Minimize Segment Faults
On systems using memory segmenting, segment your program with efficiency
in mind. If a large amount of interaction takes place between two
program units, make sure that the program units are placed in the same
segment. Try to minimize the total number of segments used, without
making any one segment too large.
MPE/iX Run-Time Efficiency Topics
To improve run-time efficiency on the MPE/iX operating system, do the
following:
* When using the CHECK_OVERFLOW compiler directive, specify
$CHECK_OVERFLOW INTEGER OFF
If left in the default state of ON, the directive generates extra
code for each integer assignment for integer overflow checking.
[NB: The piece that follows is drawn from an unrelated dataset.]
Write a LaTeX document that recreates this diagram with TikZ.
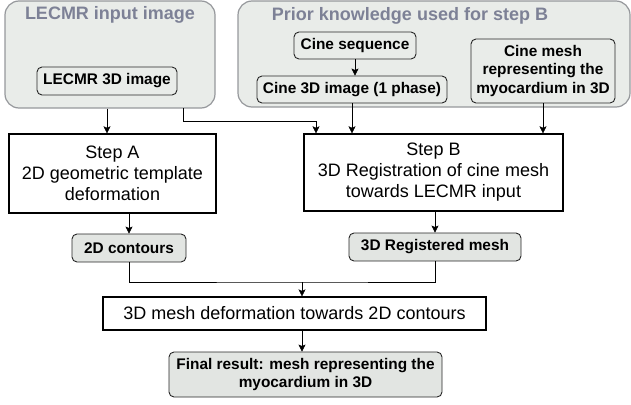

* Use MPE/iX intrinsic I/O instead of the FORTRAN READ and WRITE
statements. The FORTRAN statements generate several procedure
calls for each statement. However, MPE/iX intrinsics make
programs system-dependent and difficult to port.
* When possible, use DO loops instead of DO WHILE loops. The code
generated to evaluate the DO loop counter is more efficient if the
loop counter is type INTEGER*4 and if there are no ASSIGN
statements in the program unit.
* Avoid using common variables, variables initialized by DATA
statements, arrays, equivalenced data, and variables with a length
greater than 64 bits. These structures are addressed indirectly;
that is, their addresses must first be found and then the elements
at those addresses found.
* Avoid using the HP3000_16 compiler directive. Instead, change
equivalence and common data to take advantage of the HP Precision
Architecture, convert files that contain real data to IEEE format,
and modify character assignments if your application takes
advantage of the ripple effect of overlapping character strings.
* Use the LOCALITY compiler directive to strategically place
subroutines and functions in memory.